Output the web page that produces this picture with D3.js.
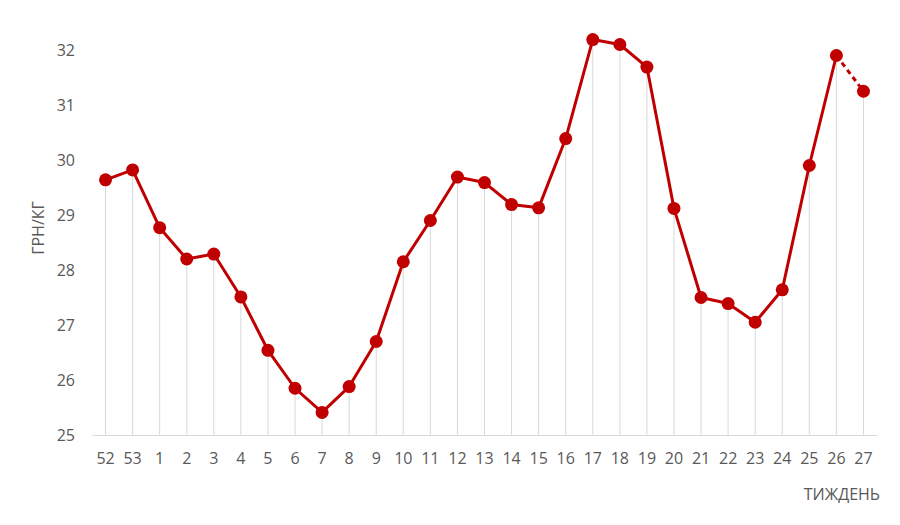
<!DOCTYPE html>
<html><head><meta charset="utf-8">
<script src="https://cdn.jsdelivr.net/npm/d3@7/dist/d3.min.js"></script>
<style>body{margin:0;background:#fff}svg{display:block}text{font-family:"Open Sans","Liberation Sans",sans-serif;fill:#595959}</style>
</head><body><div id="chart"></div>
<script>
const weeks = ["52","53","1","2","3","4","5","6","7","8","9","10","11","12","13","14","15","16","17","18","19","20","21","22","23","24","25","26","27"];
const prices = [29.64,29.82,28.77,28.20,28.29,27.51,26.54,25.85,25.41,25.88,26.70,28.15,28.90,29.69,29.59,29.19,29.13,30.39,32.19,32.10,31.69,29.12,27.50,27.39,27.05,27.64,29.90,31.90,31.25];
const yTicks = [25,26,27,28,29,30,31,32];
const yLabel = "ГРН/КГ";
const xLabel = "ТИЖДЕНЬ";

const W=900,H=525;
const svg=d3.select("#chart").append("svg").attr("width",W).attr("height",H);
const x=d3.scaleBand().domain(weeks).range([92,877]);
const y=d3.scaleLinear().domain([25,32]).range([435,50]);
const cx=d=>x(d)+x.bandwidth()/2;
const data=weeks.map((w,i)=>({w,v:prices[i]}));

// drop lines
svg.append("g").selectAll("line").data(data).join("line")
 .attr("x1",d=>cx(d.w)).attr("x2",d=>cx(d.w))
 .attr("y1",d=>y(d.v)).attr("y2",435)
 .attr("stroke","#d9d9d9").attr("stroke-width",1);

// x axis
const xa=svg.append("g").attr("transform","translate(0,435)").call(d3.axisBottom(x).tickSize(0).tickPadding(18));
xa.select(".domain").attr("stroke","#d9d9d9");
xa.selectAll("text").style("font-size","16px").attr("fill","#595959");

// y axis
const ya=svg.append("g").attr("transform","translate(75,0)").call(d3.axisLeft(y).tickValues(yTicks).tickFormat(d3.format("d")).tickSize(0).tickPadding(0));
ya.select(".domain").remove();
ya.selectAll("text").style("font-size","16px").attr("fill","#595959");

// line
const line=d3.line().x(d=>cx(d.w)).y(d=>y(d.v));
svg.append("path").datum(data.slice(0,data.length-1)).attr("d",line)
 .attr("fill","none").attr("stroke","#c00000").attr("stroke-width",3).attr("stroke-linejoin","round");
svg.append("path").datum(data.slice(data.length-2)).attr("d",line)
 .attr("fill","none").attr("stroke","#c00000").attr("stroke-width",3).attr("stroke-dasharray","5,4");

svg.append("g").selectAll("circle").data(data).join("circle")
 .attr("cx",d=>cx(d.w)).attr("cy",d=>y(d.v)).attr("r",6.5).attr("fill","#c00000");

svg.append("text").attr("transform","translate(44,228) rotate(-90)").attr("text-anchor","middle")
 .style("font-size","16px").text(yLabel);
svg.append("text").attr("x",880).attr("y",500).attr("text-anchor","end")
 .style("font-size","16px").text(xLabel);
</script></body></html>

- - -

_Required task_
Restate the whole of the material word for word without the pictures.

_Solution below_
Output the web page that produces this picture with D3.js.
<!DOCTYPE html>
<html><head><meta charset="utf-8">
<script src="https://cdn.jsdelivr.net/npm/d3@7/dist/d3.min.js"></script>
<style>body{margin:0;background:#fff}svg{display:block}text{font-family:"Open Sans","Liberation Sans",sans-serif;fill:#595959}</style>
</head><body><div id="chart"></div>
<script>
const weeks = ["52","53","1","2","3","4","5","6","7","8","9","10","11","12","13","14","15","16","17","18","19","20","21","22","23","24","25","26","27"];
const prices = [29.64,29.82,28.77,28.20,28.29,27.51,26.54,25.85,25.41,25.88,26.70,28.15,28.90,29.69,29.59,29.19,29.13,30.39,32.19,32.10,31.69,29.12,27.50,27.39,27.05,27.64,29.90,31.90,31.25];
const yTicks = [25,26,27,28,29,30,31,32];
const yLabel = "ГРН/КГ";
const xLabel = "ТИЖДЕНЬ";

const W=900,H=525;
const svg=d3.select("#chart").append("svg").attr("width",W).attr("height",H);
const x=d3.scaleBand().domain(weeks).range([92,877]);
const y=d3.scaleLinear().domain([25,32]).range([435,50]);
const cx=d=>x(d)+x.bandwidth()/2;
const data=weeks.map((w,i)=>({w,v:prices[i]}));

// drop lines
svg.append("g").selectAll("line").data(data).join("line")
 .attr("x1",d=>cx(d.w)).attr("x2",d=>cx(d.w))
 .attr("y1",d=>y(d.v)).attr("y2",435)
 .attr("stroke","#d9d9d9").attr("stroke-width",1);

// x axis
const xa=svg.append("g").attr("transform","translate(0,435)").call(d3.axisBottom(x).tickSize(0).tickPadding(18));
xa.select(".domain").attr("stroke","#d9d9d9");
xa.selectAll("text").style("font-size","16px").attr("fill","#595959");

// y axis
const ya=svg.append("g").attr("transform","translate(75,0)").call(d3.axisLeft(y).tickValues(yTicks).tickFormat(d3.format("d")).tickSize(0).tickPadding(0));
ya.select(".domain").remove();
ya.selectAll("text").style("font-size","16px").attr("fill","#595959");

// line
const line=d3.line().x(d=>cx(d.w)).y(d=>y(d.v));
svg.append("path").datum(data.slice(0,data.length-1)).attr("d",line)
 .attr("fill","none").attr("stroke","#c00000").attr("stroke-width",3).attr("stroke-linejoin","round");
svg.append("path").datum(data.slice(data.length-2)).attr("d",line)
 .attr("fill","none").attr("stroke","#c00000").attr("stroke-width",3).attr("stroke-dasharray","5,4");

svg.append("g").selectAll("circle").data(data).join("circle")
 .attr("cx",d=>cx(d.w)).attr("cy",d=>y(d.v)).attr("r",6.5).attr("fill","#c00000");

svg.append("text").attr("transform","translate(44,228) rotate(-90)").attr("text-anchor","middle")
 .style("font-size","16px").text(yLabel);
svg.append("text").attr("x",880).attr("y",500).attr("text-anchor","end")
 .style("font-size","16px").text(xLabel);
</script></body></html>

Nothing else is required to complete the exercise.